- _Provided data_:
• • • •

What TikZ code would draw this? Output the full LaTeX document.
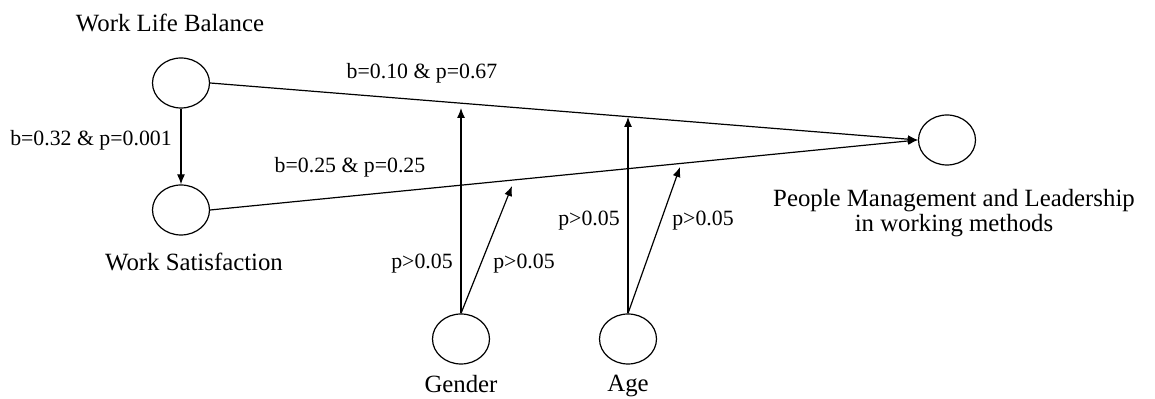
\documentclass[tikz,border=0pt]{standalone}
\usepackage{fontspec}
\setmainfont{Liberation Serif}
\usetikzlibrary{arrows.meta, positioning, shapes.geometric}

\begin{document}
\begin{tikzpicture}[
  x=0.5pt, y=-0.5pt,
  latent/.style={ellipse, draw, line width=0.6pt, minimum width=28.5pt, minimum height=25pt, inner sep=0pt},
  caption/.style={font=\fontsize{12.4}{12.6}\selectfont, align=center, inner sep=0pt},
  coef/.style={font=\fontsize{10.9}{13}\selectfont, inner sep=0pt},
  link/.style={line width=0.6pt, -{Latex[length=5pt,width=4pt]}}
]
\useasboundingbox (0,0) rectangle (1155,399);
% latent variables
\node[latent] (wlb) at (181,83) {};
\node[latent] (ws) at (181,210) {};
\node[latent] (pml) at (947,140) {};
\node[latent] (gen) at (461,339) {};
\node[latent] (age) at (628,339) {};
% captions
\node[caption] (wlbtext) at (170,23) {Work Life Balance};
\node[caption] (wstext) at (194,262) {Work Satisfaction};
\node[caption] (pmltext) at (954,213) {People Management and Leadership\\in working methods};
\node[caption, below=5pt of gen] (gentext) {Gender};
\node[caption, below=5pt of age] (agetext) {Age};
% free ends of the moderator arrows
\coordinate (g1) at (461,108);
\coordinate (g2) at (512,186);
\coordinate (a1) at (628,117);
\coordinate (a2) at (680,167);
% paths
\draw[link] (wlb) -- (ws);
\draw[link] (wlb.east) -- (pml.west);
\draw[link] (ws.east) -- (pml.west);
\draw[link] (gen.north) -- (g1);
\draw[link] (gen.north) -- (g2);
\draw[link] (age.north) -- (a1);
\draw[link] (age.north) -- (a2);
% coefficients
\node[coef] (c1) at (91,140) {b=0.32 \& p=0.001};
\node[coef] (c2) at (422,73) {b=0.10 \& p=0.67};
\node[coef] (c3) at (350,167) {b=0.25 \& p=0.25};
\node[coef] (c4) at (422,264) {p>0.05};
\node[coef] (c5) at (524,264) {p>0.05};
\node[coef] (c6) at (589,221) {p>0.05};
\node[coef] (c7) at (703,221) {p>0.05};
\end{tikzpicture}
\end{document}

• • • •

- _Task details_: Output all of the data exactly as it stands, minus any images.

- _Exercise answer_:
What TikZ code would draw this? Output the full LaTeX document.
\documentclass[tikz,border=0pt]{standalone}
\usepackage{fontspec}
\setmainfont{Liberation Serif}
\usetikzlibrary{arrows.meta, positioning, shapes.geometric}

\begin{document}
\begin{tikzpicture}[
  x=0.5pt, y=-0.5pt,
  latent/.style={ellipse, draw, line width=0.6pt, minimum width=28.5pt, minimum height=25pt, inner sep=0pt},
  caption/.style={font=\fontsize{12.4}{12.6}\selectfont, align=center, inner sep=0pt},
  coef/.style={font=\fontsize{10.9}{13}\selectfont, inner sep=0pt},
  link/.style={line width=0.6pt, -{Latex[length=5pt,width=4pt]}}
]
\useasboundingbox (0,0) rectangle (1155,399);
% latent variables
\node[latent] (wlb) at (181,83) {};
\node[latent] (ws) at (181,210) {};
\node[latent] (pml) at (947,140) {};
\node[latent] (gen) at (461,339) {};
\node[latent] (age) at (628,339) {};
% captions
\node[caption] (wlbtext) at (170,23) {Work Life Balance};
\node[caption] (wstext) at (194,262) {Work Satisfaction};
\node[caption] (pmltext) at (954,213) {People Management and Leadership\\in working methods};
\node[caption, below=5pt of gen] (gentext) {Gender};
\node[caption, below=5pt of age] (agetext) {Age};
% free ends of the moderator arrows
\coordinate (g1) at (461,108);
\coordinate (g2) at (512,186);
\coordinate (a1) at (628,117);
\coordinate (a2) at (680,167);
% paths
\draw[link] (wlb) -- (ws);
\draw[link] (wlb.east) -- (pml.west);
\draw[link] (ws.east) -- (pml.west);
\draw[link] (gen.north) -- (g1);
\draw[link] (gen.north) -- (g2);
\draw[link] (age.north) -- (a1);
\draw[link] (age.north) -- (a2);
% coefficients
\node[coef] (c1) at (91,140) {b=0.32 \& p=0.001};
\node[coef] (c2) at (422,73) {b=0.10 \& p=0.67};
\node[coef] (c3) at (350,167) {b=0.25 \& p=0.25};
\node[coef] (c4) at (422,264) {p>0.05};
\node[coef] (c5) at (524,264) {p>0.05};
\node[coef] (c6) at (589,221) {p>0.05};
\node[coef] (c7) at (703,221) {p>0.05};
\end{tikzpicture}
\end{document}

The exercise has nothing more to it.